>> begin Dataset rows

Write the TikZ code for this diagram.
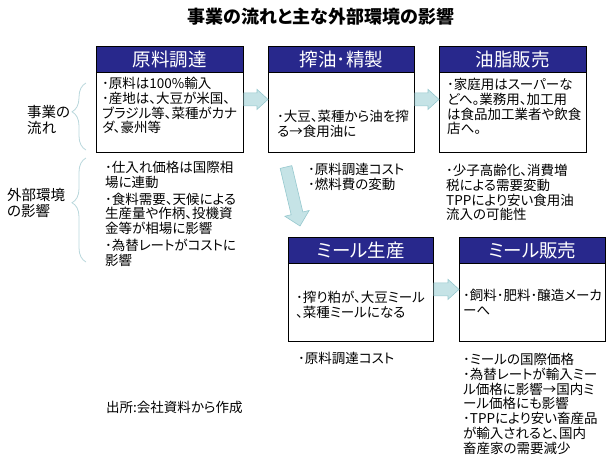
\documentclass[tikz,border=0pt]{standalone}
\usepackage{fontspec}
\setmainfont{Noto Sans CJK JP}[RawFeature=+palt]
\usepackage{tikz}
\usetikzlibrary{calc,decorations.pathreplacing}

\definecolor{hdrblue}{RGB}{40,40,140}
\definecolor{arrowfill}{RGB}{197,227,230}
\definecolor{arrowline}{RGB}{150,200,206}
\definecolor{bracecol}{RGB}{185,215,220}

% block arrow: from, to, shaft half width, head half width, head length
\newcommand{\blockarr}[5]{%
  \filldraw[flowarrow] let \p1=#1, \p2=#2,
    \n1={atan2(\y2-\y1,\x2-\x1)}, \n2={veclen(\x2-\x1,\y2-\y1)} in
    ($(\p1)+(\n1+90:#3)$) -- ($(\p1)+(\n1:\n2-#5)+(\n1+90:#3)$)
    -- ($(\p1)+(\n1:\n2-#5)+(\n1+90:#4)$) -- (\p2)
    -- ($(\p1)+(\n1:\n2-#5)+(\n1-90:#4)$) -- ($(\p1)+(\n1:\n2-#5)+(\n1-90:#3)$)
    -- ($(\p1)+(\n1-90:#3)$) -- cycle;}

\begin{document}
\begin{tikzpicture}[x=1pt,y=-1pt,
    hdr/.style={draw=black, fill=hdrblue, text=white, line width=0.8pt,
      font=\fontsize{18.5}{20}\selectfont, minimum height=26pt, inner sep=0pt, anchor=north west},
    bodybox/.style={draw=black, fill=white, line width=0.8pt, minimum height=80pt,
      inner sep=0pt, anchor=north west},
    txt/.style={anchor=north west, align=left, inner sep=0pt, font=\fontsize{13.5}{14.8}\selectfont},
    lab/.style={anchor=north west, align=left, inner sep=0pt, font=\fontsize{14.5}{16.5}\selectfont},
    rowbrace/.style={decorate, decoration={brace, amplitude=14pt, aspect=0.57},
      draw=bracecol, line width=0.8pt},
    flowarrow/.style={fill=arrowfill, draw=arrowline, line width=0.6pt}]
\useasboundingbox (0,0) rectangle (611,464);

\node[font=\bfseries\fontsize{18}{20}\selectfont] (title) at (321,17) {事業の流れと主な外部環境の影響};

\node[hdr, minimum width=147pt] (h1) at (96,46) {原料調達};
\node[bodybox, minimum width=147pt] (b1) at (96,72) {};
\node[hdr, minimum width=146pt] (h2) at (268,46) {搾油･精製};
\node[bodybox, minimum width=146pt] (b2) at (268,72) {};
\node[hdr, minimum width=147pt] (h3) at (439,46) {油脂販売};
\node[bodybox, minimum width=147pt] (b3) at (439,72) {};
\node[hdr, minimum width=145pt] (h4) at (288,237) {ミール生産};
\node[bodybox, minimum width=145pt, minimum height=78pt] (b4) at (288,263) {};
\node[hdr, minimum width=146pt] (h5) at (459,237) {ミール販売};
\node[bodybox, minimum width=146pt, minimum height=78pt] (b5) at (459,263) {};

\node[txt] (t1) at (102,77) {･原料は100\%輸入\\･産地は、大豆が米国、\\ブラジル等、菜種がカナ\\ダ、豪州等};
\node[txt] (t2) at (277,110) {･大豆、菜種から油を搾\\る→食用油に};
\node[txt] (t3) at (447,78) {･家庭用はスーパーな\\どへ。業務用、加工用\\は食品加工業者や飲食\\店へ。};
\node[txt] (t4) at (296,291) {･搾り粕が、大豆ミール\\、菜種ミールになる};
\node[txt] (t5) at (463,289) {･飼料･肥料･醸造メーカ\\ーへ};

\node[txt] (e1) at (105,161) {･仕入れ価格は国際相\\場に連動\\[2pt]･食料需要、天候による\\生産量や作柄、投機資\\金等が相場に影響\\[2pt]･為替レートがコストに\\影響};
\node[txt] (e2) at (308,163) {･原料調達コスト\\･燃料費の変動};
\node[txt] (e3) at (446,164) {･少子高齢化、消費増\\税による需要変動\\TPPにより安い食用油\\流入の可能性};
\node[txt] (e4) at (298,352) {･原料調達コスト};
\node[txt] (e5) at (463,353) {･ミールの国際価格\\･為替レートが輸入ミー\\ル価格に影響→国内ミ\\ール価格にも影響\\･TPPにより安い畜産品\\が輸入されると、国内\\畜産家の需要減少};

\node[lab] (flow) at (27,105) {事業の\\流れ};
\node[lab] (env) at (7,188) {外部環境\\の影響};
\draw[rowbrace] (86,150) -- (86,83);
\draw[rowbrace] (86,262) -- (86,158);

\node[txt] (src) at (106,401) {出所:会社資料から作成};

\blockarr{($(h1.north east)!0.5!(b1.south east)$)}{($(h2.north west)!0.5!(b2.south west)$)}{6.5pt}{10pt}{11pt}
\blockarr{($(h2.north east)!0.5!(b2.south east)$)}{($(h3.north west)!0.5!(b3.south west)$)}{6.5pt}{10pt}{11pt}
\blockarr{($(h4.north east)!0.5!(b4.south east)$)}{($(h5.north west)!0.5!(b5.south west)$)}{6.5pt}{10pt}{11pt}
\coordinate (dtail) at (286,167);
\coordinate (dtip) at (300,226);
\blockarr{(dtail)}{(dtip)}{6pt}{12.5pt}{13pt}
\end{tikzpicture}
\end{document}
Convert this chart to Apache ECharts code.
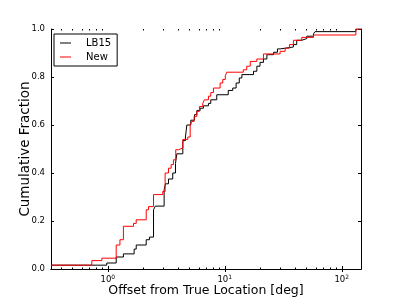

>> end Dataset rows

To do ->
Look for the word "this" in every line of the listing and copy the lines that have it.

Complete response ->
Write the TikZ code for this diagram.
Convert this chart to Apache ECharts code.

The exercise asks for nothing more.